Mr. Hefti said, "Harrington's aspiration to develop a balanced risk portfolio of the largest global corporations has only been partly achieved. The decrease in premiums written in 1996 is due to selective underwriting in a competitive market with declining premium rates for all worldwide property business.
"The replacing of low deductible blanket limit participations by medium or high excess business further reduced the premium volume.
"We decided not to pursue premium growth at this stage, but to remain focused on excess business, adequate risk pricing and financial discipline.'' Sixteen property losses occurred during the year, the largest of which was an explosion within an electric arc furnace at a nickel production plant in Indonesia for about $14 million.
Harrington's net share was $1.4 million after the application of reinsurance.

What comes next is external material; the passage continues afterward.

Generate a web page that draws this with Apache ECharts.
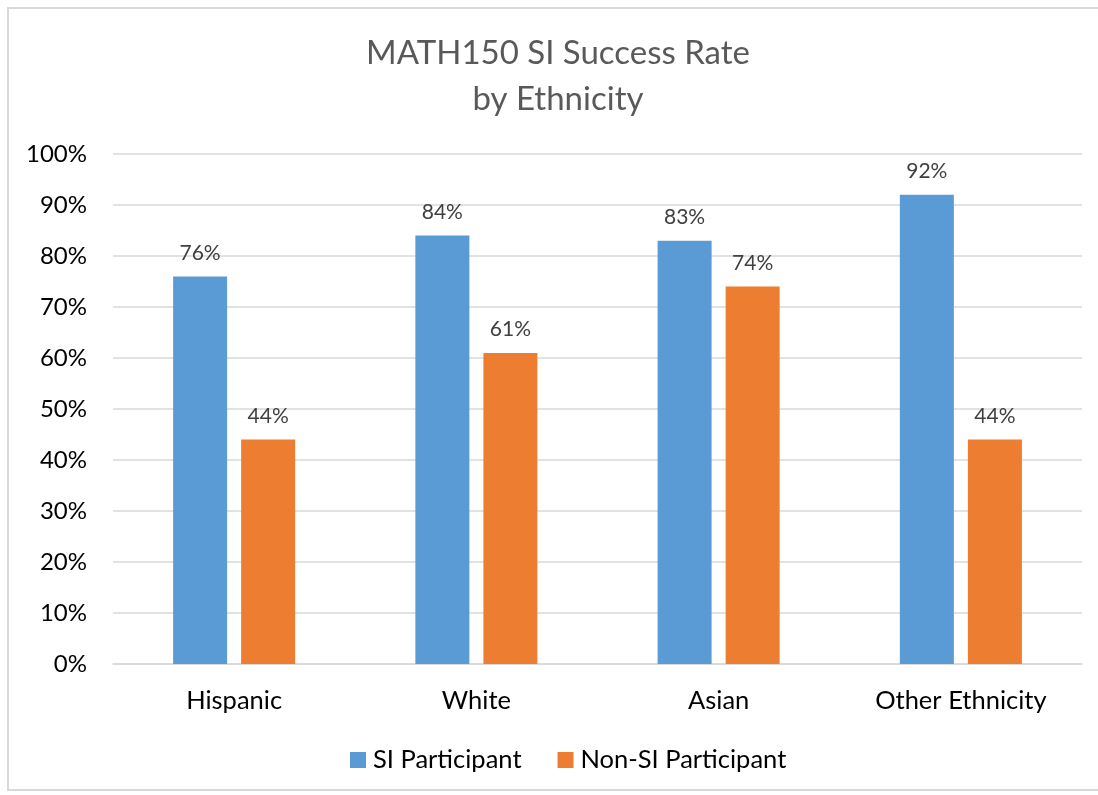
<!DOCTYPE html>
<html><head><meta charset="utf-8">
<script src="https://cdn.jsdelivr.net/npm/echarts@6/dist/echarts.min.js"></script>
<style>
html,body{margin:0;padding:0;background:#fff;}
#frame{position:absolute;left:7px;top:7px;width:1100px;height:784px;border:2px solid #d9d9d9;box-sizing:border-box;}
#c{position:absolute;left:0;top:0;width:1098px;height:795px;}
</style></head>
<body>
<div id="frame"></div>
<div id="c"></div>
<script>
const categories = ['Hispanic', 'White', 'Asian', 'Other Ethnicity'];
const siParticipant = [76, 84, 83, 92];
const nonSiParticipant = [44, 61, 74, 44];
const seriesNames = ['SI Participant', 'Non-SI Participant'];
const titleLines = ['MATH150 SI Success Rate', 'by Ethnicity'];

const FONT = 'Lato';
const chart = echarts.init(document.getElementById('c'));
const labelCfg = {
  show: true, position: 'top', distance: 13,
  formatter: p => p.value + '%',
  color: '#404040', fontSize: 21, fontFamily: FONT
};
chart.setOption({
  animation: false,
  title: {
    text: titleLines.join('\n'), left: 553, textAlign: 'center', top: 25,
    textStyle: { color: '#595959', fontSize: 33, fontWeight: 'normal', fontFamily: FONT, lineHeight: 46 }
  },
  legend: {
    bottom: 17, left: 345, itemWidth: 16, itemHeight: 16, itemGap: 36,
    icon: 'rect',
    textStyle: { color: '#000', fontSize: 25.5, fontFamily: FONT, padding: [0, 0, 0, 2] }
  },
  grid: { left: 113, right: 16, top: 154, bottom: 131, containLabel: false },
  xAxis: {
    type: 'category', data: categories,
    axisLine: { lineStyle: { color: '#d9d9d9', width: 1.5 } },
    axisTick: { show: false },
    axisLabel: { color: '#000', fontSize: 25.5, fontFamily: FONT, margin: 24 }
  },
  yAxis: {
    type: 'value', min: 0, max: 100, interval: 10,
    axisLabel: { formatter: v => v + '%', color: '#000', fontSize: 24, fontFamily: FONT, margin: 26 },
    splitLine: { lineStyle: { color: '#d9d9d9', width: 1.5 } },
    axisLine: { show: false }, axisTick: { show: false }
  },
  series: [
    { name: seriesNames[0], type: 'bar', data: siParticipant, barWidth: 54, barGap: '26%',
      itemStyle: { color: '#5b9bd5' }, label: labelCfg },
    { name: seriesNames[1], type: 'bar', data: nonSiParticipant, barWidth: 54,
      itemStyle: { color: '#ed7d31' }, label: labelCfg }
  ]
});
</script>
</body></html>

The largest marine loss was the break up and sinking of a barge tow on the Ohio River for $2.2 million. Harrington's net share was $110,000.
The net loss ratio was 71.5 percent. Net losses and loss expenses incurred were $4.2 million.
Total investment income was $3.9 million. Unrealised appreciation on investments as of December 31, amounted to $5.3 million and is a significant contributor to the company's capital base.
Harrington acts as a reinsurer of captives and similar types of "rent-a-captive'' arrangements. The property business underwritten includes fire and business interruption risks and machinery breakdown.
The marine business includes all classes of hull and cargo for blue water, coastal and river risks. The company sold its marine portfolio as of June 30, 1996 and ceased writing that line of business. Policies in force until June 30, 1996 are being run off. The company has quota share and excess of loss retrocession arrangements in place to limit its liability on both a per risk and per event basis.